In Black & Blue, Rankin resurrects a notorious serial killer who haunted Scotland in the '60s. Bible John murdered three women. He was never caught:
Rankin: (reading) People in Glasgow still talked about him. Bible John was the bedtime bogeyman made fresh, a generation's scare story. He was your creepy next door neighbor, the quiet man who lived two flights up. He was whoever you wanted him to be. Back in the early '70s, parents had told their children 'behave or Bible John will get you!' Bogeyman made flesh and now reproducing.
Rebus's haunts are also Rankin's. His fictinal Edinburgh is very real:
Rankin: Like, Rebus's flat in Arden Street really does exist. And the Oxford Bar where he drinks really does exist. They had a Scandinavian tourist in there the other week who tracked down the Oxford Bar. And he said, 'is inspector Rebus here?'
Mason: Going back to Rebus for a second. I guess the thing that strikes me about him, he can be a very dark and lonely person, which I don't see coming from you.
Rankin: There's a lot of my personality in him. But he's allowed to be much darker than I'm allowed to be. You know, I mean, if I tried to be as dark as him, people would slap me around the face and say 'Cheer up, Ian. Come on, look on the bright side of life.'
Rankin:(reading) When he went home, he took the night home with him, and had to soak and scrub it away, feeling like an old paving slab walked on daily. Sometimes it was easier to stay on the street, or sleep at the station. Sometimes he drove all night, not just through Edinburgh: down to Leith and past the working girls and hustlers, along the waterfront, South Queensferry sometimes, and then up on to the Forth Bridge, up the M90 through Fife, past Perth all the way to Dundee, where he'd turn and head back.
Rankin is writing his ninth Rebus now, his 16th novel.
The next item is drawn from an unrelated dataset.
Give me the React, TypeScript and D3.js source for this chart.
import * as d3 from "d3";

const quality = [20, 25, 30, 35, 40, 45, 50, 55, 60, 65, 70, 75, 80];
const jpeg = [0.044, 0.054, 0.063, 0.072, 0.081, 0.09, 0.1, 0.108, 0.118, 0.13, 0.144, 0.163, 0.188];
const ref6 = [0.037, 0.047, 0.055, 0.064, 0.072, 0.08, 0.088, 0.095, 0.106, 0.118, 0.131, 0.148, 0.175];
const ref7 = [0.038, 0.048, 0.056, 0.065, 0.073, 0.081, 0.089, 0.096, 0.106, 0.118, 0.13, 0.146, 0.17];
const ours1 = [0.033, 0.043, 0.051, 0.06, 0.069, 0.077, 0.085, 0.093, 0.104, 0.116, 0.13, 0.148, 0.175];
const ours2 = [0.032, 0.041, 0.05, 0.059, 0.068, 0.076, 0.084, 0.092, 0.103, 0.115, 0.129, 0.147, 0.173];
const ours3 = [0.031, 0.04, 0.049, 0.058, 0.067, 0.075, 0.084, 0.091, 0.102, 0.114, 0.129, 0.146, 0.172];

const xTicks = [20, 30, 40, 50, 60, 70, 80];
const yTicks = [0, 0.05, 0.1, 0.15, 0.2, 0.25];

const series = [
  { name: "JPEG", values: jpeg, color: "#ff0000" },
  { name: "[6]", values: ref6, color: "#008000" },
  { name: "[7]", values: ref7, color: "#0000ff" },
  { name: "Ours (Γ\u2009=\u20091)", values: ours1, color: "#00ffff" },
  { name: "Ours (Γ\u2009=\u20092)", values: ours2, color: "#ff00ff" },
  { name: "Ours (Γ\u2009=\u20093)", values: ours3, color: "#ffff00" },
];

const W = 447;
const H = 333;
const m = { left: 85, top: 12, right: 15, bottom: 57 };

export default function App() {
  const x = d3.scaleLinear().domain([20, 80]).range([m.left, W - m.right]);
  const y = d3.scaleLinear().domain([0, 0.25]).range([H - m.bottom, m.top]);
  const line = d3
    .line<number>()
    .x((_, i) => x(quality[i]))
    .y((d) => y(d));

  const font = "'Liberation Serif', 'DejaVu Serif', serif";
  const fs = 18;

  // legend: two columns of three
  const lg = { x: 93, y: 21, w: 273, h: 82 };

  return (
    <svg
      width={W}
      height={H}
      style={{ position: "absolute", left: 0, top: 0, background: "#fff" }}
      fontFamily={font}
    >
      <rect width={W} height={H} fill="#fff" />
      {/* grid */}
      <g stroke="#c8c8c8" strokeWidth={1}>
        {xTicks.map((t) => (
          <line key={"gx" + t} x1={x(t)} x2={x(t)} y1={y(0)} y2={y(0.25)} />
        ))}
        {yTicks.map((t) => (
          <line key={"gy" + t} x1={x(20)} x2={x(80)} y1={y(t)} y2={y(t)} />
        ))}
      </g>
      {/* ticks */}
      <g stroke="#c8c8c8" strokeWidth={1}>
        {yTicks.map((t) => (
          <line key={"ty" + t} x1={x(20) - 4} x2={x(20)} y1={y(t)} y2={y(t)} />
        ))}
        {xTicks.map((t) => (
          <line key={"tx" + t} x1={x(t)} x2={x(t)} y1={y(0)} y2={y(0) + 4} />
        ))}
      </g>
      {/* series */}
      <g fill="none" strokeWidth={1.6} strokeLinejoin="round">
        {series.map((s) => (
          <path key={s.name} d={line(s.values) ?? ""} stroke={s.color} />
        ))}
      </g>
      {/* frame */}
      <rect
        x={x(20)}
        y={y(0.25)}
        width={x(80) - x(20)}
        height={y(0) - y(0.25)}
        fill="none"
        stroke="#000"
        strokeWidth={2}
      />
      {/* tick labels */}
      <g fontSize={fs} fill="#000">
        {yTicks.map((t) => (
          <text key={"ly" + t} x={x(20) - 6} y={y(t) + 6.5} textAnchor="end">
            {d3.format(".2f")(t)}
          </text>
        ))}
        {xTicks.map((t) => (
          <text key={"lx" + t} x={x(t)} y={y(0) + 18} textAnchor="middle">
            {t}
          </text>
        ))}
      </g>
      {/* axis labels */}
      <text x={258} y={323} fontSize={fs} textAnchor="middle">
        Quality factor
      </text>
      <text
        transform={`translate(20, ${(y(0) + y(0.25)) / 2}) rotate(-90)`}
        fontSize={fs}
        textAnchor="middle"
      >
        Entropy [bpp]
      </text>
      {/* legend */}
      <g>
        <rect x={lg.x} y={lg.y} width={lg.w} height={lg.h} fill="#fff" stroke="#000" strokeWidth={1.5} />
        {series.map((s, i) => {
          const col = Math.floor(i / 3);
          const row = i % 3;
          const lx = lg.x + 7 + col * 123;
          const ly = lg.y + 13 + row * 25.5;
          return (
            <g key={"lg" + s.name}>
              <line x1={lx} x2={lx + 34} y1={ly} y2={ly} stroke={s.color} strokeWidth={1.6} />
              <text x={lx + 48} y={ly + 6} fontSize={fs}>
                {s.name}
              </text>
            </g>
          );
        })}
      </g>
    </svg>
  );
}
Half way through he still wasn't sure whodunnit:
Rankin: Drives my publishers crazy, you know. My agent as well will say 'What's your new book about? Can you just give us an idea?
The boy from Cardenden still loves making up stories - shining a light in Edinburgh's dark places - seeking respect for the crimewriter's craft:
Rankin: People always said that to me. They said 'you might never get the literary kudos, but you'll always get the cash.' (laughs) I said 'yeah, I want both.' I want people to accept that the crime fiction genre is serious fiction. That's when my job is finished. You know.